**What you need to do**
Pictures stay out of this copy, which runs from the first line of the material through the line containing "plt.rcParams['font.family'] = ['Liberation".

**Data section**
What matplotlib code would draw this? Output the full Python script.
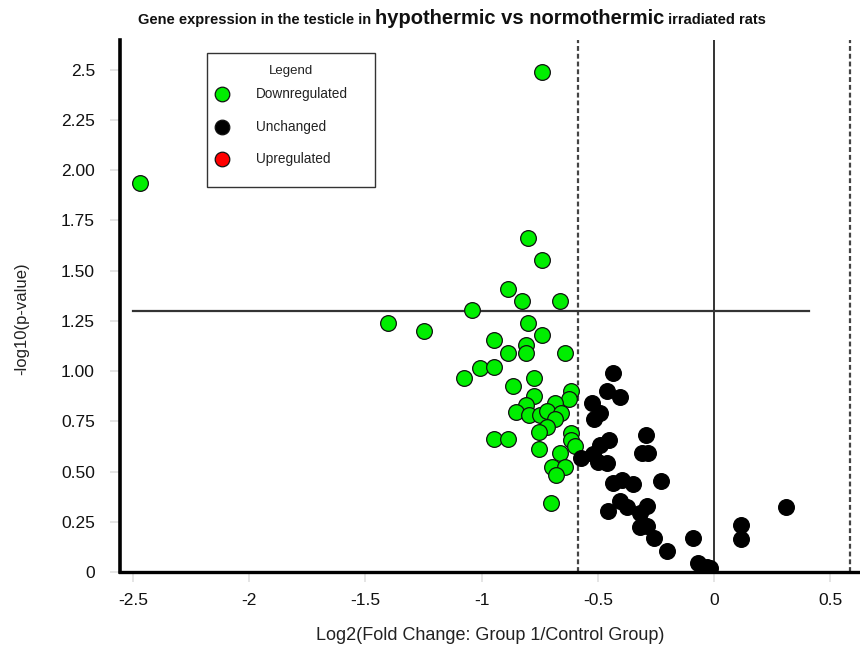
import matplotlib
matplotlib.use("Agg")
import matplotlib.pyplot as plt
import numpy as np

plt.rcParams['font.family'] = ['Liberation Sans', 'DejaVu Sans']

# ---- data ----
down_x = [-2.469, -0.74, -1.401, -1.247,
          -0.799, -0.738, -0.886, -0.827, -0.662, -1.042, -0.799, -0.738, -0.948,
          -0.809, -0.886, -0.809, -0.642, -1.005, -0.948,
          -1.075, -0.773, -0.866, -0.773, -0.616, -0.622, -0.809, -0.684, -0.853,
          -0.794, -0.748, -0.717, -0.659, -0.684, -0.717, -0.753, -0.616, -0.616,
          -0.598, -0.948, -0.886, -0.753, -0.662, -0.698, -0.641, -0.680, -0.701]
down_y = [1.935, 2.49, 1.24, 1.20,
          1.66, 1.55, 1.41, 1.35, 1.35, 1.305, 1.237, 1.178, 1.154,
          1.131, 1.088, 1.088, 1.088, 1.013, 1.018,
          0.964, 0.964, 0.927, 0.876, 0.902, 0.859, 0.831, 0.842, 0.798,
          0.781, 0.781, 0.803, 0.789, 0.761, 0.723, 0.695, 0.693, 0.657,
          0.628, 0.663, 0.663, 0.612, 0.591, 0.521, 0.521, 0.483, 0.345]

unch_x = [-0.436, -0.462, -0.404, -0.523, -0.490, -0.515, -0.292, -0.452, -0.490,
          -0.311, -0.282, -0.519, -0.573, -0.498, -0.462,
          -0.436, -0.397, -0.350, -0.229, -0.404, -0.376, -0.455, -0.287, -0.318,
          -0.318, -0.287, -0.257, -0.201, -0.089, -0.068, -0.031, -0.017,
          0.116, 0.116, 0.308]
unch_y = [0.992, 0.899, 0.872, 0.842, 0.789, 0.760, 0.682, 0.657, 0.632,
          0.591, 0.591, 0.587, 0.566, 0.549, 0.544,
          0.441, 0.458, 0.438, 0.454, 0.355, 0.322, 0.305, 0.330, 0.292,
          0.225, 0.229, 0.169, 0.106, 0.171, 0.046, 0.026, 0.018,
          0.234, 0.164, 0.325]

up_x = []
up_y = []

x_ticks = [-2.5, -2, -1.5, -1, -0.5, 0, 0.5]
x_ticklabels = ['-2.5', '-2', '-1.5', '-1', '-0.5', '0', '0.5']
y_ticks = [0, 0.25, 0.5, 0.75, 1.0, 1.25, 1.5, 1.75, 2.0, 2.25, 2.5]
y_ticklabels = ['0', '0.25', '0.50', '0.75', '1.00', '1.25', '1.50', '1.75', '2.00', '2.25', '2.5']

fc_cut = 0.585
p_cut = 1.3

# ---- figure ----
fig = plt.figure(figsize=(8.6, 6.51), dpi=100)
ax = fig.add_axes([120/860, 1-572/651, 740/860, 532/651])
ax.set_xlim(-2.555, 0.628)
ax.set_ylim(0, 2.647)

ms = 128
ax.scatter(down_x, down_y, s=ms, c='#00ee00', edgecolors='#111111', linewidths=0.9, zorder=3)
ax.scatter(unch_x, unch_y, s=ms, c='black', edgecolors='black', linewidths=0.9, zorder=3)
ax.scatter(up_x, up_y, s=ms, c='red', edgecolors='black', linewidths=0.9, zorder=3)

ax.axvline(-fc_cut, color='#444444', lw=1.6, ls=(0, (2.2, 1.3)), zorder=2)
ax.axvline(fc_cut, color='#444444', lw=1.6, ls=(0, (2.2, 1.3)), zorder=2)
ax.axvline(0, color='#333333', lw=1.4, zorder=2)
ax.plot([-2.5, 0.41], [p_cut, p_cut], color='#333333', lw=1.6, zorder=2)

for s in ['top', 'right']:
    ax.spines[s].set_visible(False)
ax.spines['left'].set_linewidth(2.6)
ax.spines['bottom'].set_linewidth(2.4)

ax.set_xticks(x_ticks)
ax.set_xticklabels(x_ticklabels)
ax.set_yticks(y_ticks)
ax.set_yticklabels(y_ticklabels)
ax.tick_params(axis='both', direction='out', length=7, width=1.2, color='#e0e0e0',
               labelsize=12.5, labelcolor='#111111')
ax.tick_params(axis='y', pad=11)
ax.tick_params(axis='x', pad=8)

ax.set_xlabel('Log2(Fold Change: Group 1/Control Group)', fontsize=13, color='#222222')
ax.xaxis.set_label_coords((490-120)/740, -(636-572)/532, transform=ax.transAxes)
ax.set_ylabel('-log10(p-value)', fontsize=12, color='#222222')
ax.yaxis.set_label_coords(-(120-22)/740, (572-319)/532, transform=ax.transAxes)
ax.xaxis.label.set_va('center')
ax.yaxis.label.set_va('center')

# legend box
from matplotlib.patches import Rectangle
fig.patches.append(Rectangle((207/860, 1-187/651), 168/860, 134/651, transform=fig.transFigure,
                             fill=False, edgecolor='#333333', lw=1.0))
fig.text(291/860, 1-71/651, 'Legend', ha='center', va='center', fontsize=9.5, color='#222222')
leg_items = [('Downregulated', '#00ee00'), ('Unchanged', 'black'), ('Upregulated', 'red')]
for i, (lab, col) in enumerate(leg_items):
    yy = 1 - (94 + 32.5*i)/651
    fig.add_artist(plt.Line2D([222/860], [yy], marker='o', markersize=10.5, markerfacecolor=col,
                              markeredgecolor='#111111', markeredgewidth=0.9, transform=fig.transFigure))
    fig.text(256/860, yy, lab, ha='left', va='center', fontsize=9.8, color='#222222')

# title composed of three parts
parts = [('Gene expression in the testicle in ', 10.5), ('hypothermic vs normothermic', 14.5),
         (' irradiated rats', 10.5)]
fig.canvas.draw()
r = fig.canvas.get_renderer()
tfam = ['Liberation Sans Narrow', 'Liberation Sans']
texts = []
widths = []
for t, fs in parts:
    tx = fig.text(0, 1-20/651, t, fontsize=fs, fontweight='bold', family=tfam, ha='left',
                  va='baseline', color='#111111')
    bb = tx.get_window_extent(renderer=r)
    texts.append(tx)
    widths.append(bb.width)
total = sum(widths)
start = 452 - total/2
cur = start
for tx, w in zip(texts, widths):
    tx.set_x(cur/860)
    tx.set_y(1-24/651)
    cur += w

fig.savefig('out.png', dpi=100)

**Reply**
What matplotlib code would draw this? Output the full Python script.
import matplotlib
matplotlib.use("Agg")
import matplotlib.pyplot as plt
import numpy as np

plt.rcParams['font.family'] = ['Liberation Sans', 'DejaVu Sans']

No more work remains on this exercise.